Possible signs of hard disk failure:
- disk is not detected by system BIOS and/or Operating System (such as Windows)
- disk is making strange noises
- disk doesn’t make any sound
- disk sounds normal and is detected: examine hard disk S.M.A.R.T. status (can be done using iRecover)
Don’t try this!
If there are indications for disk failure it is advised to sent the disk to data recovery professionals. If the data is worth anything do not, as it is sometimes suggested on the internet:
- open the disk
- freeze the disk
- tap the disk with screwdriver, hammer etc.
- drop the disk on the floor from a small distance
Under certain conditions it may be possible to extract data from a failing disk yourself. Only consider this if the disk contains non vital data. For example, the disk may show SMART warnings, but it may still allow you to clone the disk (to another disk) or to create a disk image. Once you have that clone or disk image, then you have a good chance of recovering your data.
The advantage of creating a clone or disk image is that you only need to read the disk once, where file recovery software will need to access the disk several times in order to recover data.

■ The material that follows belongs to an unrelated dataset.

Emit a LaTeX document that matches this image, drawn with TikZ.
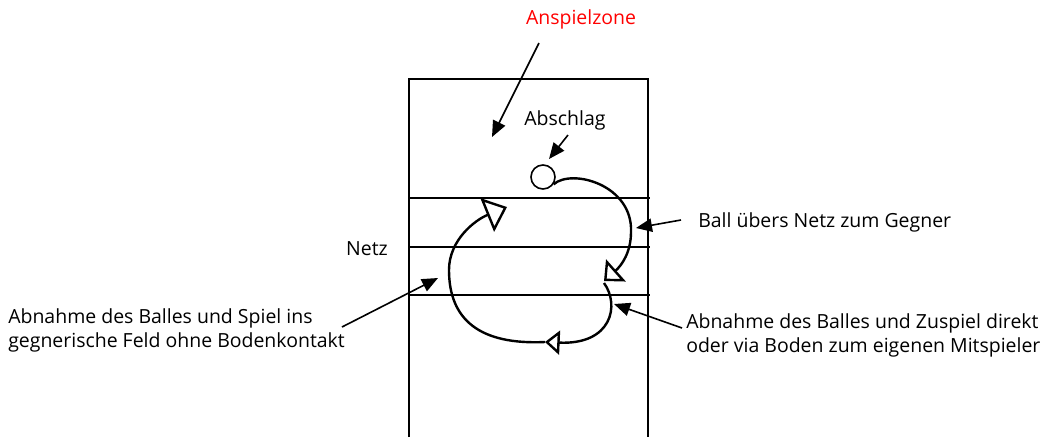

If the cause for the data loss if not due to physical disk errors, we speak of logical data loss. Normally file system structures are in place that allow the operating system to find and access files. The location and layout of these structures depend on the file system in use (eg. FAT32, NTFS etc.). Each disk contains pointers to the file system(s); where one or more volumes are located on the physical disk.
Corruption of pointers to volumes and/or corruption of file system structures prevent the operating system from locating your files. Data recovery is possible as long as the actual file data (the data you stored in your Word documents, or you family pictures, etc.) is still present.